A few weeks after Afghanistan’s Taliban government fell in December, 2001, a Scotsman named Rory Stewart walks into the new government’s Foreign Ministry office. Unshaven and disheveled, he announces his intention to walk across the entire country unarmed, with virtually no provisions. The two security agents present warn Rory of the harsh Afghan winter, the wolves that roam the countryside, and the ubiquitous inter-village warfare that destabilizes the entire region. "You will die, I guarantee," one of the men told him. "Do you want to die?" (The Places In Between, 3).
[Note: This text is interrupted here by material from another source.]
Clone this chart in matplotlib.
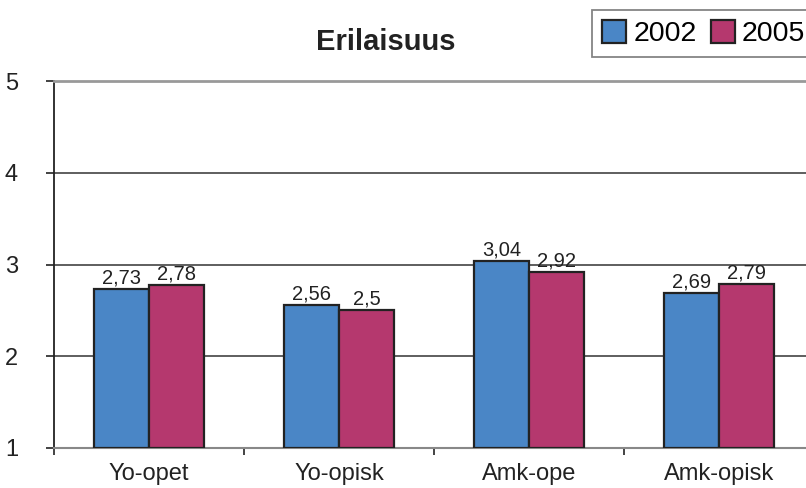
import matplotlib
matplotlib.use("Agg")
import matplotlib.pyplot as plt
import numpy as np

categories = ["Yo-opet", "Yo-opisk", "Amk-ope", "Amk-opisk"]
series_names = ["2002", "2005"]
values_2002 = [2.73, 2.56, 3.04, 2.69]
values_2005 = [2.78, 2.5, 2.92, 2.79]
colors = ["#4A86C6", "#B5386E"]

plt.rcParams["font.family"] = ["Liberation Sans", "DejaVu Sans"]

fig = plt.figure(figsize=(8.06, 4.88), dpi=100)
W, H = 806, 488
ax = fig.add_axes([54 / W, 40 / H, 760 / W, (448 - 81) / H])

x = np.arange(len(categories))
bw = 0.29
bars1 = ax.bar(x - bw / 2, np.array(values_2002) - 1, bw, bottom=1, color=colors[0],
               edgecolor="#222222", linewidth=1.6, label=series_names[0], zorder=3)
bars2 = ax.bar(x + bw / 2, np.array(values_2005) - 1, bw, bottom=1, color=colors[1],
               edgecolor="#222222", linewidth=1.6, label=series_names[1], zorder=3)

for bars, vals in ((bars1, values_2002), (bars2, values_2005)):
    for b, v in zip(bars, vals):
        ax.annotate(f"{v:g}".replace(".", ","), (b.get_x() + b.get_width() / 2, v),
                    xytext=(0, 1), textcoords="offset points", ha="center", va="bottom",
                    fontsize=14.5, color="#222222", zorder=4)

ax.set_xlim(-0.5, len(categories) - 0.5)
ax.set_ylim(1, 5)
ax.set_yticks([1, 2, 3, 4, 5])
ax.set_yticklabels(["1", "2", "3", "4", "5"], fontsize=17, color="#222222")
for yv in [2, 3, 4]:
    ax.axhline(yv, color="#333333", linewidth=1.1, zorder=1)

ax.set_xticks(np.arange(len(categories) + 1) - 0.5)
ax.set_xticklabels([])
ax.set_xticks(x, minor=True)
ax.set_xticklabels(categories, minor=True, fontsize=17, color="#222222")
ax.tick_params(axis="x", which="minor", length=0, pad=11)
ax.tick_params(axis="x", which="major", length=5, width=1.2, color="#222222", direction="out")
ax.tick_params(axis="y", length=6, width=1.2, color="#222222", direction="out", pad=20)

ax.spines["left"].set_color("#222222")
ax.spines["left"].set_linewidth(1.3)
ax.spines["bottom"].set_color("#888888")
ax.spines["bottom"].set_linewidth(1.5)
ax.spines["top"].set_color("#999999")
ax.spines["top"].set_linewidth(2)
ax.spines["right"].set_visible(False)

fig.text(386 / W, 1 - 42 / H, "Erilaisuus", ha="center", va="center",
         fontsize=21, fontweight="bold", color="#222222")

leg = fig.legend(handles=[bars1, bars2], labels=series_names, loc="upper left",
                 bbox_to_anchor=(592 / W, 1 - 10 / H), ncol=2, fontsize=20.5,
                 frameon=True, fancybox=False, edgecolor="#666666",
                 handlelength=0.85, handleheight=0.85, handletextpad=0.25,
                 columnspacing=0.5, borderpad=0.35, borderaxespad=0)
leg.get_frame().set_linewidth(1.3)

fig.savefig("out.png", dpi=100)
Mr. Stewart proceeds anyway.
News of his unusual vacation spreads fairly quickly. As he leaves the eastern city of Herat to begin his journey, he passes by two men engaged in discussion about him. "He may be tougher than he looks," said one of the men, "but I don’t think he understands what he is doing" (31).
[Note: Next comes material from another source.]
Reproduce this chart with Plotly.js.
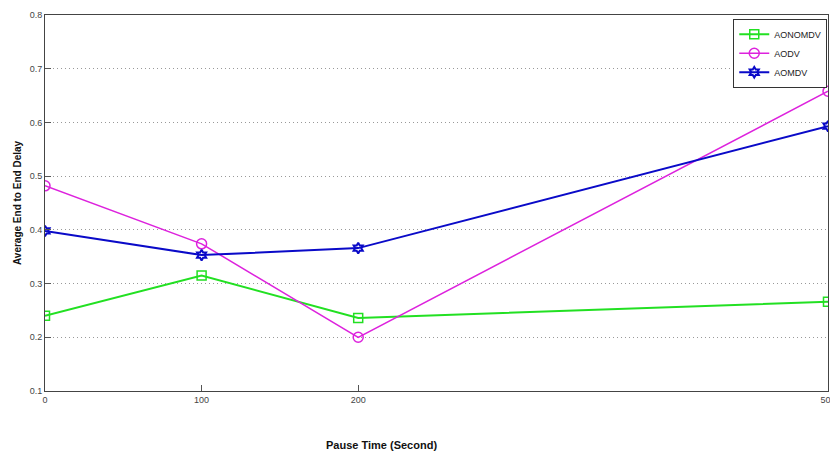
<!DOCTYPE html>
<html>
<head>
<meta charset="utf-8">
<script src="https://cdn.plot.ly/plotly-3.0.1.min.js"></script>
<style>html,body{margin:0;padding:0;background:#fff;}#chart{width:830px;height:453px;}</style>
</head>
<body>
<div id="chart"></div>
<script>
const pauseTime = [0, 100, 200, 500];
const aonomdv = [0.240, 0.315, 0.236, 0.266];
const aodv = [0.482, 0.374, 0.200, 0.658];
const aomdv = [0.398, 0.353, 0.366, 0.593];
const xTickVals = [0, 100, 200, 500];
const xTickText = ['0', '100', '200', '500'];
const yTickVals = [0.1, 0.2, 0.3, 0.4, 0.5, 0.6, 0.7, 0.8];

const traces = [
  {x: pauseTime, y: aonomdv, name: 'AONOMDV', mode: 'lines+markers',
   line: {color: '#22e022', width: 2},
   marker: {symbol: 'square-open', size: 9, color: '#22e022', line: {width: 1.5}}},
  {x: pauseTime, y: aodv, name: 'AODV', mode: 'lines+markers',
   line: {color: '#dd22dd', width: 1.5},
   marker: {symbol: 'circle-open', size: 10, color: '#dd22dd', line: {width: 1.5}}},
  {x: pauseTime, y: aomdv, name: 'AOMDV', mode: 'lines+markers',
   line: {color: '#0a0ac8', width: 2},
   marker: {symbol: 'hexagram-open', size: 8, color: '#0a0ac8', line: {width: 2}}}
];

const layout = {
  width: 830, height: 453,
  margin: {l: 45, r: 2, t: 15, b: 62},
  paper_bgcolor: '#fff', plot_bgcolor: '#fff',
  showlegend: true,
  font: {family: 'Arial, Liberation Sans, sans-serif', size: 9, color: '#444'},
  xaxis: {
    range: [0, 500], tickvals: xTickVals, ticktext: xTickText,
    ticks: 'inside', ticklen: 6, tickcolor: '#555', showgrid: false,
    showline: true, linecolor: '#444', linewidth: 1, mirror: true,
    zeroline: false, tickfont: {size: 9, color: '#444'},
    ticklabeloverflow: 'allow'
  },
  yaxis: {
    range: [0.1, 0.8], tickvals: yTickVals, tickformat: '.1f',
    ticks: 'inside', ticklen: 6, tickcolor: '#555',
    showgrid: true, gridcolor: '#999', griddash: '1px,3px', gridwidth: 1,
    showline: true, linecolor: '#444', linewidth: 1, mirror: true,
    zeroline: false, tickfont: {size: 9, color: '#444'}
  },
  legend: {
    x: 0.879, y: 0.99, xanchor: 'left', yanchor: 'top',
    bgcolor: '#fff', bordercolor: '#333', borderwidth: 1,
    font: {size: 9, color: '#222'}, tracegroupgap: 0, itemwidth: 30
  },
  annotations: [
    {text: '<b>Pause Time (Second)</b>', xref: 'paper', yref: 'paper',
     x: (381 - 45) / 783, y: -54 / 376, xanchor: 'center', yanchor: 'middle',
     showarrow: false, font: {size: 11, color: '#111'}},
    {text: '<b>Average End to End Delay</b>', xref: 'paper', yref: 'paper',
     x: -28 / 783, y: 0.5, xanchor: 'center', yanchor: 'middle', textangle: -90,
     showarrow: false, font: {size: 10, color: '#111'}}
  ]
};

Plotly.newPlot('chart', traces, layout, {displayModeBar: false, staticPlot: true});
</script>
</body>
</html>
In The Places In Between, former British diplomat Rory Stewart documents his incredible journey from Herat to the Afghan capital Kabul, a distance of 500 miles. Following in the footsteps of Afghanistan’s first Mughal emperor Babur, Mr. Stewart chooses the highly dangerous and uncharted central route through the country, a choice the security agents heartily disagree with. During his travels, Stewart meets scores of interesting people, some of whom know little about the outside world and still live as their medieval ancestors did.
With an amazing attention to detail, Rory chronicles this diverse cast of characters, from his hilariously eccentric bodyguard Abdul Haq to the dangerous slew of Taliban and al-Qaeda sympathizers operating in defiance of the fragile new government.
Stewart maintains a neutral, clipped tone throughout the book, offering objective and historical insight that further enhances the reading experience. Even those with little knowledge of the Islamic world will gain tremendous appreciation for this very troubled country while learning a great deal about its culture.
Despite his objectivity, however, Rory covers the human condition quite well. He clearly communicates his fondness for several of his hosts along the way:
“I had savored the hot rice, the firm floor, the shelter from the wind, and the companionship. I had felt how proud the men were of what they could provide and how lucky I was to share their space. They treated me as though I belonged and I had felt that I did” (287).
Given the breadth of Stewart’s amazing journey, The Places In Between moves a little too quickly. Readers never really learn WHY Rory decided to walk across Afghanistan, although he briefly touches upon it. He also rushes a bit when discussing his experiences within each village he visits. These encounters form the very crux of Rory’s journey, and they deserve more elucidation than they receive. Nonetheless, the book is a recommended read for anyone seeking a greater understanding of Middle Eastern affairs and a little insight into the thoughts and beliefs of the Taliban and al-Qaeda Everyman.